Some three million Afghans, mostly rural in origin, lived in the refugee camps in Pakistan: there essentially the only culture available to them were exceedingly harsh and backwards forms of Islam promulgated by the ISI, Saudi Arabia, and similar blights. It was from among those who had grown up in these camps that the Taliban were recruited (again by the ISI, and apparently with Saudi money), and they provided the man-power for the conquest of the country, beginning in 1994 and essentially complete by the end of 1996. The reign of horrors which has followed is so well-known that I shall not rehearse it here; and an analysis of this unholy hybrid between an imported ideology and rural reaction, a sort of Afghan Khmer Rouge, would take far too much space. In any case, the Taliban falls outside the period of Kakar's book; suffice it to say that the Taliban seem singularly unimpressed by the Qur'anic injunction (2.256) that ``there shall be no compulsion in religion''.
A word about the author.
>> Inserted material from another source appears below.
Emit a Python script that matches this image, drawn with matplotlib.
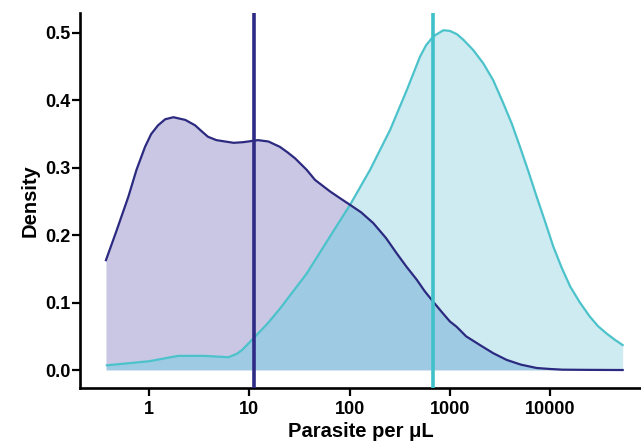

Kakar was trained first at Kabul University, and then at the University of London, where he took his Ph.D. in history; he returned to become a professor of history at Kabul University. In addition to this book, and a number of others in Dari and Pashto, he is also the author of a very useful study of the reign of Abdurrahman Khan, and is generally one of the authorities on modern Afghan history. The bulk of the book only covers the period up to 1982, because that is when he was jailed by the Kabul regime as a dissident. (He describes life in the appalling Pul-i-Charkhi prison, where he conducted a number of interviews with his fellow political prisoners.) An epilogue sketches the course of events down to early 1994, when the book went to press.
For the beginning of the Afghan war, there is no source of comparable scope, insight and accuracy. Kakar's political sympathies are quite clear --- he is a modernizing, Muslim, democratic nationalist --- but I can find no point at which they have distorted his narrative or conclusions (and I am a cosmopolite atheist, and looked). His writing --- in perfectly grammatical if unpolished English --- is almost always level and simply descriptive; those who want impassioned rhetoric will have to look elsewhere. Yet the words Tacitus sets at the beginning of his Histories ---
I am entering on the history of a period rich in disasters, frightful in its wars, torn by civil strife, and even in peace full of horrors--- might serve as Kakar's epigraph. Tyranny; invasion; rebellion; cruelty; slaughter; the exodus of a people; the destruction of a country by those who professed to be its saviors (``they make a desert and call it peace''): all this recounted in a level academic voice produces an effect of quiet, mounting horror. The horror has not ended yet; and I fear it will not end for a long time to come.